> TASK
Exclude the pictures and reproduce the remaining data exactly as written.

> DATA PROVIDED
+-------+
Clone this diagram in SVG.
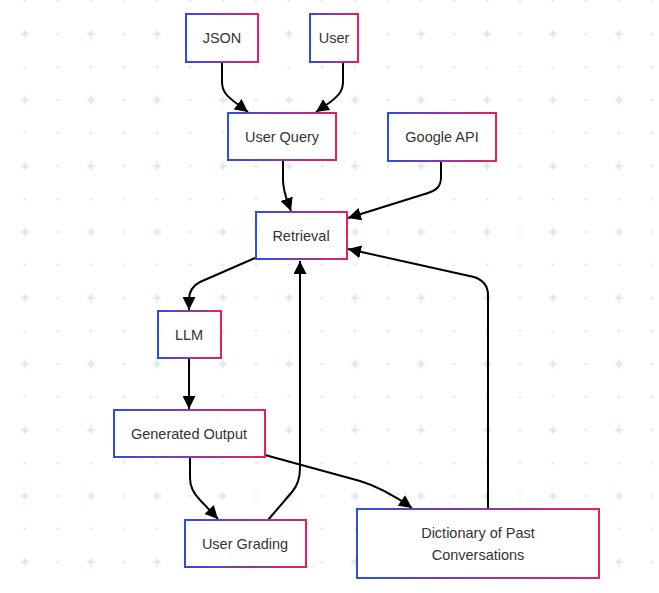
<svg xmlns="http://www.w3.org/2000/svg" width="659" height="593" viewBox="0 0 659 593">
<defs>
  <pattern id="grid" patternUnits="userSpaceOnUse" x="8.5" y="17.5" width="66" height="66">
    <path d="M12.5,16.5 h8 M16.5,12.5 v8" stroke="#d4e7ec" stroke-width="2"/>
    <circle cx="49.5" cy="16.5" r="1.3" fill="#dbe5e9"/>
    <circle cx="16.5" cy="49.5" r="1.3" fill="#dbe5e9"/>
    <circle cx="49.5" cy="49.5" r="1.3" fill="#dbe5e9"/>
  </pattern>
  <linearGradient id="border" x1="0" y1="0" x2="1" y2="0">
    <stop offset="0" stop-color="#2a4ee0"/>
    <stop offset="0.5" stop-color="#8a3aa8"/>
    <stop offset="1" stop-color="#e8205a"/>
  </linearGradient>
  <marker id="arrow" viewBox="0 0 10 10" refX="10" refY="5" markerWidth="13" markerHeight="13" markerUnits="userSpaceOnUse" orient="auto">
    <path d="M0,0 L10,5 L0,10 z" fill="#000"/>
  </marker>
</defs>
<style>
  .node rect { fill: #ffffff; stroke: url(#border); stroke-width: 2; }
  .node text { font-family: "Liberation Sans", Arial, sans-serif; font-size: 14.5px; fill: #333333; text-anchor: middle; dominant-baseline: central; }
  .edges path { fill: none; stroke: #000; stroke-width: 2; marker-end: url(#arrow); }
</style>
<rect width="659" height="593" fill="#ffffff"/>
<rect width="659" height="593" fill="url(#grid)"/>

<g class="edges" id="connectors">
  <path d="M222,62 L222,82 C222,92 228,97 236,103 L248,112"/>
  <path d="M343,62 L343,82 C343,92 337,97 329,103 L316,112"/>
  <path d="M283,160 L283,180 C283,192 287,200 291,211"/>
  <path d="M441,161 L441,177 C441,186 437,190 428,193 L348,218"/>
  <path d="M488,509 L488,295 C488,285 483,280 474,277 L348,249"/>
  <path d="M255,258 L200,282 C192,286 189,292 189,300 L189,310"/>
  <path d="M189,358 L189,409"/>
  <path d="M190,457 L190,478 C190,488 194,494 200,500 L218,519"/>
  <path d="M268,520 L292,492 C298,485 300,478 300,468 L300,261"/>
  <path d="M265,455 L360,481 C380,487 395,496 412,508"/>
</g>

<g class="node" id="json"><rect x="186" y="14" width="72" height="48"/><text x="222" y="38">JSON</text></g>
<g class="node" id="user"><rect x="310" y="14" width="48" height="48"/><text x="334" y="38">User</text></g>
<g class="node" id="userquery"><rect x="228" y="113" width="108" height="47"/><text x="282" y="137">User Query</text></g>
<g class="node" id="googleapi"><rect x="388" y="113" width="108" height="48"/><text x="442" y="137">Google API</text></g>
<g class="node" id="retrieval"><rect x="256" y="212" width="91" height="47"/><text x="301" y="236">Retrieval</text></g>
<g class="node" id="llm"><rect x="158" y="311" width="63" height="47"/><text x="189" y="335">LLM</text></g>
<g class="node" id="generated"><rect x="114" y="410" width="151" height="47"/><text x="189" y="434">Generated Output</text></g>
<g class="node" id="grading"><rect x="185" y="520" width="121" height="47"/><text x="245" y="544">User Grading</text></g>
<g class="node" id="dictionary"><rect x="357" y="509" width="242" height="69"/><text x="478" y="533">Dictionary of Past</text><text x="478" y="555">Conversations</text></g>
</svg>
+-------+
> RESPONSE TO THIS TASK
Clone this diagram in SVG.
<svg xmlns="http://www.w3.org/2000/svg" width="659" height="593" viewBox="0 0 659 593">
<defs>
  <pattern id="grid" patternUnits="userSpaceOnUse" x="8.5" y="17.5" width="66" height="66">
    <path d="M12.5,16.5 h8 M16.5,12.5 v8" stroke="#d4e7ec" stroke-width="2"/>
    <circle cx="49.5" cy="16.5" r="1.3" fill="#dbe5e9"/>
    <circle cx="16.5" cy="49.5" r="1.3" fill="#dbe5e9"/>
    <circle cx="49.5" cy="49.5" r="1.3" fill="#dbe5e9"/>
  </pattern>
  <linearGradient id="border" x1="0" y1="0" x2="1" y2="0">
    <stop offset="0" stop-color="#2a4ee0"/>
    <stop offset="0.5" stop-color="#8a3aa8"/>
    <stop offset="1" stop-color="#e8205a"/>
  </linearGradient>
  <marker id="arrow" viewBox="0 0 10 10" refX="10" refY="5" markerWidth="13" markerHeight="13" markerUnits="userSpaceOnUse" orient="auto">
    <path d="M0,0 L10,5 L0,10 z" fill="#000"/>
  </marker>
</defs>
<style>
  .node rect { fill: #ffffff; stroke: url(#border); stroke-width: 2; }
  .node text { font-family: "Liberation Sans", Arial, sans-serif; font-size: 14.5px; fill: #333333; text-anchor: middle; dominant-baseline: central; }
  .edges path { fill: none; stroke: #000; stroke-width: 2; marker-end: url(#arrow); }
</style>
<rect width="659" height="593" fill="#ffffff"/>
<rect width="659" height="593" fill="url(#grid)"/>

<g class="edges" id="connectors">
  <path d="M222,62 L222,82 C222,92 228,97 236,103 L248,112"/>
  <path d="M343,62 L343,82 C343,92 337,97 329,103 L316,112"/>
  <path d="M283,160 L283,180 C283,192 287,200 291,211"/>
  <path d="M441,161 L441,177 C441,186 437,190 428,193 L348,218"/>
  <path d="M488,509 L488,295 C488,285 483,280 474,277 L348,249"/>
  <path d="M255,258 L200,282 C192,286 189,292 189,300 L189,310"/>
  <path d="M189,358 L189,409"/>
  <path d="M190,457 L190,478 C190,488 194,494 200,500 L218,519"/>
  <path d="M268,520 L292,492 C298,485 300,478 300,468 L300,261"/>
  <path d="M265,455 L360,481 C380,487 395,496 412,508"/>
</g>

<g class="node" id="json"><rect x="186" y="14" width="72" height="48"/><text x="222" y="38">JSON</text></g>
<g class="node" id="user"><rect x="310" y="14" width="48" height="48"/><text x="334" y="38">User</text></g>
<g class="node" id="userquery"><rect x="228" y="113" width="108" height="47"/><text x="282" y="137">User Query</text></g>
<g class="node" id="googleapi"><rect x="388" y="113" width="108" height="48"/><text x="442" y="137">Google API</text></g>
<g class="node" id="retrieval"><rect x="256" y="212" width="91" height="47"/><text x="301" y="236">Retrieval</text></g>
<g class="node" id="llm"><rect x="158" y="311" width="63" height="47"/><text x="189" y="335">LLM</text></g>
<g class="node" id="generated"><rect x="114" y="410" width="151" height="47"/><text x="189" y="434">Generated Output</text></g>
<g class="node" id="grading"><rect x="185" y="520" width="121" height="47"/><text x="245" y="544">User Grading</text></g>
<g class="node" id="dictionary"><rect x="357" y="509" width="242" height="69"/><text x="478" y="533">Dictionary of Past</text><text x="478" y="555">Conversations</text></g>
</svg>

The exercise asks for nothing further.